A little extra fizz
Coca-Cola came in with a Q1 beat, and BofA Securities basically responded with, “Yep, still one of our favorites.” Analyst Peter Galbo kept a Buy rating on KO and slapped an $88 price target on it after the company topped expectations on earnings and organic sales.
Why the stock got a pop
The quarter had enough good news to make investors reach for a second can:
- Adjusted earnings came in at 86 cents a share, above the 81-cent consensus.
- Unit case volume rose 3% year over year, with Asia Pacific — especially China and India — doing the heavy lifting.
- Organic sales jumped about 10%, well ahead of Wall Street’s forecast.
- Management also nudged 2026 guidance higher, which is the kind of move that usually makes analysts sit up straighter.

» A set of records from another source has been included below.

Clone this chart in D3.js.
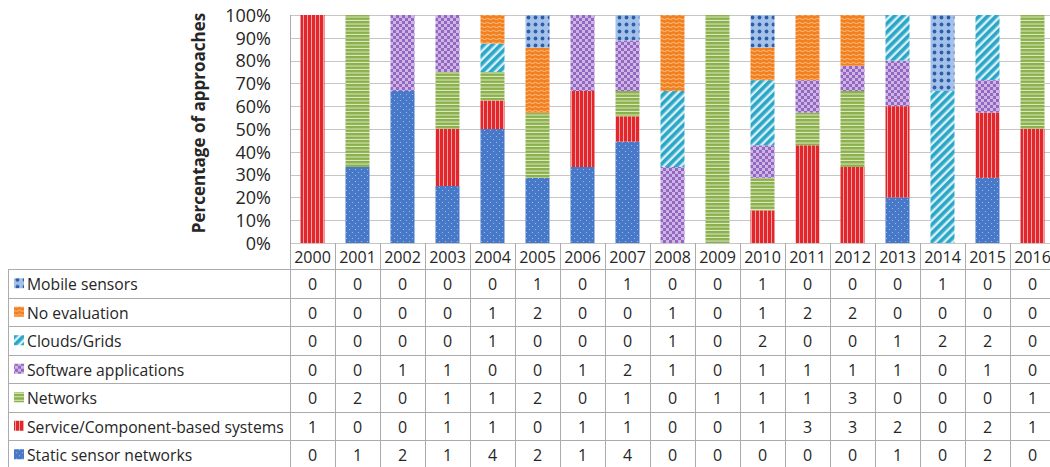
<!DOCTYPE html>
<html>
<head>
<meta charset="utf-8">
<script src="https://cdn.jsdelivr.net/npm/d3@7"></script>
<style>
  html, body { margin: 0; padding: 0; background: #ffffff; }
  svg { display: block; }
  text { font-family: "Open Sans", "Noto Sans", sans-serif; fill: #262626; }
</style>
</head>
<body>
<svg id="chart" width="1050" height="467"></svg>
<script>
// Publication years (one column each)
const years = ["2000","2001","2002","2003","2004","2005","2006","2007","2008",
               "2009","2010","2011","2012","2013","2014","2015","2016"];

// Number of approaches per year, by evaluation domain
const staticSensorNetworks   = [0,1,2,1,4,2,1,4,0,0,0,0,0,1,0,2,0];
const serviceComponentBased  = [1,0,0,1,1,0,1,1,0,0,1,3,3,2,0,2,1];
const networks               = [0,2,0,1,1,2,0,1,0,1,1,1,3,0,0,0,1];
const softwareApplications   = [0,0,1,1,0,0,1,2,1,0,1,1,1,1,0,1,0];
const cloudsGrids            = [0,0,0,0,1,0,0,0,1,0,2,0,0,1,2,2,0];
const noEvaluation           = [0,0,0,0,1,2,0,0,1,0,1,2,2,0,0,0,0];
const mobileSensors          = [0,0,0,0,0,1,0,1,0,0,1,0,0,0,1,0,0];

// Series in stacking order (bottom to top)
const seriesKeys   = ["static","service","networks","software","clouds","noeval","mobile"];
const seriesLabels = ["Static sensor networks","Service/Component-based systems","Networks",
                      "Software applications","Clouds/Grids","No evaluation","Mobile sensors"];
const seriesValues = [staticSensorNetworks, serviceComponentBased, networks,
                      softwareApplications, cloudsGrids, noEvaluation, mobileSensors];

// Y axis ticks (share of approaches)
const yTicks = [0,0.1,0.2,0.3,0.4,0.5,0.6,0.7,0.8,0.9,1];
const yAxisTitle = "Percentage of approaches";

// Per-year records for d3.stack
const rows = years.map((y, i) => {
  const r = { year: y };
  seriesKeys.forEach((k, j) => { r[k] = seriesValues[j][i]; });
  return r;
});

const svg = d3.select("#chart");

// ---------- fill patterns ----------
const defs = svg.append("defs");

function pat(id, w, h, extra) {
  const p = defs.append("pattern").attr("id", id)
    .attr("patternUnits", "userSpaceOnUse").attr("width", w).attr("height", h);
  if (extra) p.attr("patternTransform", extra);
  return p;
}
// Static sensor networks: blue with fine light dots
{
  const p = pat("p-static", 6, 6);
  p.append("rect").attr("width", 6).attr("height", 6).attr("fill", "#4779c8");
  p.append("circle").attr("cx", 1.5).attr("cy", 1.5).attr("r", 0.6).attr("fill", "#a9c2ea");
  p.append("circle").attr("cx", 4.5).attr("cy", 4.5).attr("r", 0.6).attr("fill", "#a9c2ea");
}
// Service/Component-based: red with vertical light lines
{
  const p = pat("p-service", 4, 4);
  p.append("rect").attr("width", 4).attr("height", 4).attr("fill", "#e3262b");
  p.append("rect").attr("x", 3).attr("width", 1).attr("height", 4).attr("fill", "#f4a3a5");
}
// Networks: green with horizontal light lines
{
  const p = pat("p-networks", 4, 3.5);
  p.append("rect").attr("width", 4).attr("height", 3.5).attr("fill", "#8ab04a");
  p.append("rect").attr("y", 2.5).attr("width", 4).attr("height", 1).attr("fill", "#dfe9c9");
}
// Software applications: purple checker
{
  const p = pat("p-software", 6, 6);
  p.append("rect").attr("width", 6).attr("height", 6).attr("fill", "#9468c0");
  p.append("rect").attr("width", 3).attr("height", 3).attr("fill", "#cdb5e6");
  p.append("rect").attr("x", 3).attr("y", 3).attr("width", 3).attr("height", 3).attr("fill", "#cdb5e6");
}
// Clouds/Grids: teal diagonal stripes
{
  const p = pat("p-clouds", 6, 6, "rotate(45)");
  p.append("rect").attr("width", 6).attr("height", 6).attr("fill", "#d7f0f7");
  p.append("rect").attr("width", 3.6).attr("height", 6).attr("fill", "#2ba6c7");
}
// No evaluation: orange with wavy light lines
{
  const p = pat("p-noeval", 6, 4);
  p.append("rect").attr("width", 6).attr("height", 4).attr("fill", "#f3801f");
  p.append("path").attr("d", "M0,3 Q1.5,1.6 3,3 T6,3")
    .attr("fill", "none").attr("stroke", "#fbc899").attr("stroke-width", 0.9);
}
// Mobile sensors: light blue with dark blue dots
{
  const p = pat("p-mobile", 7, 7);
  p.append("rect").attr("width", 7).attr("height", 7).attr("fill", "#a3c1ea");
  p.append("circle").attr("cx", 3.5).attr("cy", 3.5).attr("r", 1.9).attr("fill", "#2e5ea6");
}
const fillOf = k => `url(#p-${k})`;

// ---------- scales ----------
const plotLeft = 290, colStep = 45;
const x = d3.scaleBand()
  .domain(years)
  .range([plotLeft, plotLeft + colStep * years.length])
  .paddingInner(21 / 45)
  .paddingOuter(10.5 / 45);
const yTop = 15, yBottom = 243;
const y = d3.scaleLinear().domain([0, 1]).range([yBottom, yTop]);

// ---------- gridlines ----------
const gridColor = "#c6c6c6";
svg.append("g").selectAll("line").data(yTicks).join("line")
  .attr("x1", plotLeft).attr("x2", 1050)
  .attr("y1", d => Math.round(y(d)) + 0.5).attr("y2", d => Math.round(y(d)) + 0.5)
  .attr("stroke", gridColor).attr("stroke-width", 1);

// ---------- stacked bars ----------
const stack = d3.stack().keys(seriesKeys).offset(d3.stackOffsetExpand);
const layers = stack(rows);

svg.append("g").selectAll("g").data(layers).join("g")
  .attr("fill", d => fillOf(d.key))
  .selectAll("rect").data(d => d).join("rect")
  .attr("x", d => x(d.data.year))
  .attr("width", x.bandwidth())
  .attr("y", d => y(d[1]))
  .attr("height", d => Math.max(0, y(d[0]) - y(d[1])));

// ---------- y axis ----------
const yAxis = d3.axisLeft(y).tickValues(yTicks).tickFormat(d3.format(".0%")).tickSize(0).tickPadding(0);
const gy = svg.append("g").attr("transform", "translate(271,0)").call(yAxis);
gy.select(".domain").remove();
gy.selectAll("text")
  .style("font-family", "'Open Sans', sans-serif")
  .style("font-size", "18px")
  .attr("fill", "#262626")
  .attr("dy", "0.35em");

svg.append("text")
  .attr("transform", `translate(198,${(yTop + yBottom) / 2 - 6}) rotate(-90)`)
  .attr("text-anchor", "middle")
  .attr("dominant-baseline", "central")
  .style("font-size", "17px")
  .style("font-weight", "bold")
  .text(yAxisTitle);

// ---------- data table ----------
const tableColor = "#ababab";
const headerTop = yBottom, headerBottom = 269, rowH = 28.5;
const tableRows = seriesKeys.map((k, j) => ({ key: k, label: seriesLabels[j], values: seriesValues[j] })).reverse();
const tableBottom = headerBottom + rowH * tableRows.length;
const legendLeft = 8;

const tbl = svg.append("g");

// left edge of the plot / table
tbl.append("line")
  .attr("x1", plotLeft + 0.5).attr("x2", plotLeft + 0.5)
  .attr("y1", yTop).attr("y2", tableBottom)
  .attr("stroke", tableColor);

// vertical separators between year columns
tbl.selectAll("line.col").data(years.slice(1).concat(["end"])).join("line")
  .attr("class", "col")
  .attr("x1", (d, i) => plotLeft + colStep * (i + 1) + 0.5)
  .attr("x2", (d, i) => plotLeft + colStep * (i + 1) + 0.5)
  .attr("y1", headerTop).attr("y2", tableBottom)
  .attr("stroke", tableColor);

// horizontal row lines
const hLines = d3.range(tableRows.length + 1).map(i => headerBottom + rowH * i);
tbl.selectAll("line.row").data(hLines).join("line")
  .attr("class", "row")
  .attr("x1", legendLeft).attr("x2", 1050)
  .attr("y1", d => Math.round(d) + 0.5).attr("y2", d => Math.round(d) + 0.5)
  .attr("stroke", tableColor);
tbl.append("line")
  .attr("x1", legendLeft + 0.5).attr("x2", legendLeft + 0.5)
  .attr("y1", headerBottom).attr("y2", tableBottom)
  .attr("stroke", tableColor);

// year header labels
tbl.selectAll("text.year").data(years).join("text")
  .attr("class", "year")
  .attr("x", d => x(d) + x.bandwidth() / 2)
  .attr("y", (headerTop + headerBottom) / 2 + 1)
  .attr("text-anchor", "middle")
  .attr("dominant-baseline", "central")
  .style("font-size", "16px")
  .text(d => d);

// legend swatches + labels
const rowG = tbl.selectAll("g.trow").data(tableRows).join("g")
  .attr("class", "trow")
  .attr("transform", (d, i) => `translate(0,${headerBottom + rowH * i + rowH / 2})`);

rowG.append("rect")
  .attr("x", 14).attr("y", -5).attr("width", 10).attr("height", 10)
  .attr("fill", d => fillOf(d.key));

rowG.append("text")
  .attr("x", 27).attr("y", 1)
  .attr("dominant-baseline", "central")
  .style("font-size", "15.7px")
  .text(d => d.label);

rowG.selectAll("text.val").data(d => d.values).join("text")
  .attr("class", "val")
  .attr("x", (v, i) => x(years[i]) + x.bandwidth() / 2)
  .attr("y", 1)
  .attr("text-anchor", "middle")
  .attr("dominant-baseline", "central")
  .style("font-size", "16px")
  .text(v => v);
</script>
</body>
</html>
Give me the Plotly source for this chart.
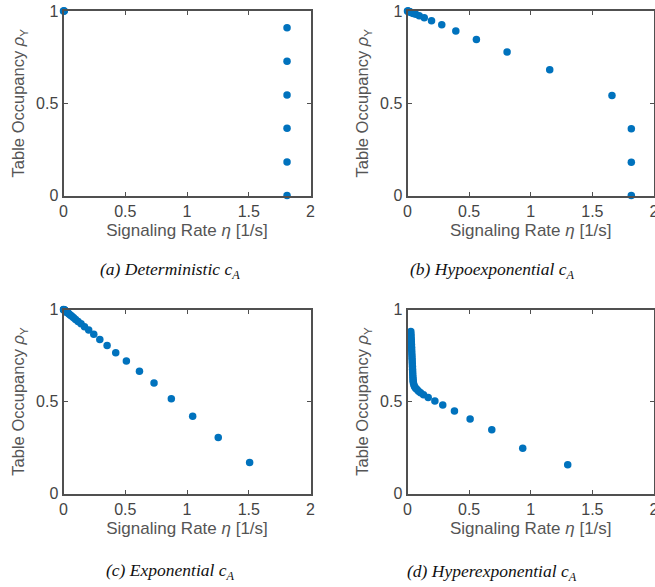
import plotly.graph_objects as go

# Signaling rate (eta, 1/s) vs. table occupancy (rho_Y) for four arrival distributions
det_x = [0.0, 0.003, 0.006, 1.81, 1.81, 1.81, 1.81, 1.81, 1.81]
det_y = [1.0, 1.0, 1.0, 0.909, 0.727, 0.545, 0.364, 0.182, 0.0]

hypo_x = [0.0, 0.003, 0.005, 0.008, 0.011, 0.016, 0.023, 0.033, 0.047, 0.067, 0.095,
          0.136, 0.195, 0.278, 0.392, 0.559, 0.808, 1.154, 1.659, 1.816, 1.816, 1.816]
hypo_y = [1.0, 0.999, 0.999, 0.998, 0.997, 0.996, 0.994, 0.991, 0.987, 0.982, 0.974,
          0.963, 0.947, 0.925, 0.892, 0.846, 0.778, 0.682, 0.542, 0.362, 0.180, 0.0]

exp_x = [0.0, 0.002, 0.003, 0.004, 0.005, 0.006, 0.008, 0.009, 0.011, 0.013, 0.016, 0.019,
         0.023, 0.027, 0.033, 0.039, 0.047, 0.057, 0.068, 0.082, 0.098, 0.118, 0.142, 0.170,
         0.204, 0.245, 0.294, 0.353, 0.423, 0.509, 0.615, 0.733, 0.873, 1.046, 1.253, 1.507]
exp_y = [1.0, 0.999, 0.998, 0.998, 0.997, 0.997, 0.996, 0.995, 0.994, 0.993, 0.991, 0.990,
         0.987, 0.985, 0.982, 0.979, 0.974, 0.969, 0.963, 0.955, 0.946, 0.935, 0.922, 0.906,
         0.888, 0.865, 0.837, 0.805, 0.765, 0.720, 0.664, 0.600, 0.515, 0.420, 0.304, 0.168]

hyper_x = [0.027, 0.028, 0.029, 0.030, 0.031, 0.032, 0.033, 0.034, 0.035, 0.036, 0.037, 0.038,
           0.039, 0.040, 0.041, 0.042, 0.043, 0.044, 0.045, 0.046, 0.048, 0.052, 0.058, 0.066,
           0.077, 0.090, 0.106, 0.130, 0.168, 0.222, 0.286, 0.381, 0.508, 0.684, 0.935, 1.300]
hyper_y = [0.880, 0.866, 0.852, 0.838, 0.824, 0.810, 0.795, 0.780, 0.765, 0.750, 0.735, 0.720,
           0.705, 0.690, 0.675, 0.660, 0.645, 0.632, 0.620, 0.610, 0.600, 0.590, 0.580, 0.572,
           0.565, 0.556, 0.547, 0.537, 0.522, 0.503, 0.481, 0.448, 0.405, 0.347, 0.246, 0.156]

x_ticks = [0, 0.5, 1, 1.5, 2]
x_tick_text = ["0", "0.5", "1", "1.5", "2"]
y_ticks = [0, 0.5, 1]
y_tick_text = ["0", "0.5", "1"]

captions = [
    "<i>(a) Deterministic c<sub>A</sub></i>",
    "<i>(b) Hypoexponential c<sub>A</sub></i>",
    "<i>(c) Exponential c<sub>A</sub></i>",
    "<i>(d) Hyperexponential c<sub>A</sub></i>",
]

W, H = 655, 587
MARKER = "#0072BD"
AXIS = "#505050"
TEXT = "#444444"
TITLE = "#555555"

# panel boxes in pixels: (left, right, top, bottom)
boxes = [
    (63.5, 310.5, 11, 195.5),
    (407.5, 654.0, 11, 195.5),
    (63.5, 310.5, 309.5, 493.5),
    (407.5, 654.0, 309.5, 493.5),
]
caption_pos = [(170, 270), (492, 270), (170, 571), (492, 572)]

series = [(det_x, det_y), (hypo_x, hypo_y), (exp_x, exp_y), (hyper_x, hyper_y)]

fig = go.Figure()
fig.update_layout(
    width=W, height=H,
    margin=dict(l=0, r=0, t=0, b=0),
    paper_bgcolor="white", plot_bgcolor="white",
    showlegend=False,
    template="none",
    font=dict(family="Liberation Sans, Arial, sans-serif", color=TEXT, size=16),
)

for i, ((xs, ys), (l, r, t, b)) in enumerate(zip(series, boxes)):
    n = "" if i == 0 else str(i + 1)
    fig.add_trace(go.Scatter(
        x=xs, y=ys, mode="markers",
        marker=dict(color=MARKER, size=7.5, line=dict(width=0)),
        cliponaxis=False,
        xaxis="x" + n, yaxis="y" + n,
    ))
    xa = go.layout.XAxis(
        domain=[l / W, r / W], range=[0, 2], anchor="y" + n,
        tickmode="array", tickvals=x_ticks, ticktext=x_tick_text,
        showline=True, linecolor=AXIS, linewidth=2, mirror="ticks",
        ticks="inside", ticklen=4, tickcolor=AXIS, tickwidth=1,
        showgrid=False, zeroline=False,
        ticklabeloverflow="allow",
        tickfont=dict(size=16, color=TEXT),
        title=dict(text="Signaling Rate <i>η</i> [1/s]",
                   font=dict(size=17, color=TITLE), standoff=5),
    )
    ya = go.layout.YAxis(
        domain=[1 - b / H, 1 - t / H], range=[0, 1], anchor="x" + n,
        tickmode="array", tickvals=y_ticks, ticktext=y_tick_text,
        showline=True, linecolor=AXIS, linewidth=2, mirror="ticks",
        ticks="inside", ticklen=4, tickcolor=AXIS, tickwidth=1,
        showgrid=False, zeroline=False,
        tickfont=dict(size=16, color=TEXT),
        title=dict(text="Table Occupancy <i>ρ</i><sub>Y</sub>",
                   font=dict(size=16.5, color=TITLE), standoff=7),
    )
    fig.update_layout({"xaxis" + n: xa, "yaxis" + n: ya})
    cx, cy = caption_pos[i]
    fig.add_annotation(
        text=captions[i], x=cx / W, y=1 - cy / H, xref="paper", yref="paper",
        showarrow=False, xanchor="center", yanchor="middle",
        font=dict(family="Liberation Serif, Times New Roman, serif", size=17.5, color="#111111"),
    )

fig.write_html("out.html")
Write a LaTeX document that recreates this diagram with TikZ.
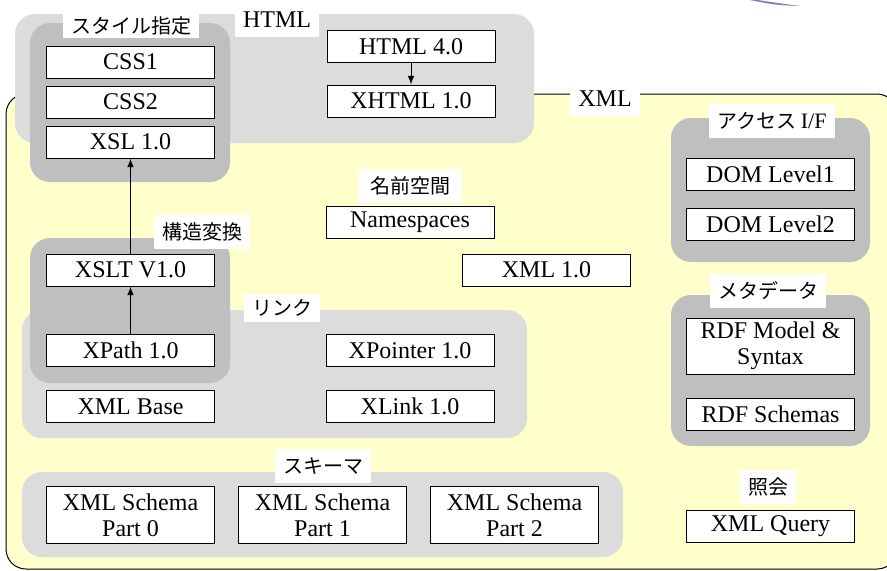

Not everything was perfect, but close enough
There were a few softer spots. Adjusted gross margin landed at 62.3%, a touch below BofA’s estimate. But the bigger picture was still solid: operating profit and operating margin both beat expectations, and the company’s updated outlook suggests the growth machine is still humming.
The investor takeaway
Galbo’s takeaway is basically: Coca-Cola is boring in the best possible way. It’s a massive, resilient consumer staples name that can keep growing sales, raise guidance, and still look premium versus peers. If you’re hunting for drama, look elsewhere. If you want a company that keeps turning carbonation into cash flow, Coke is making its case.
Big picture: when an analyst calls a giant soda maker a top pick after a beat, that’s a sign the market still likes the recipe.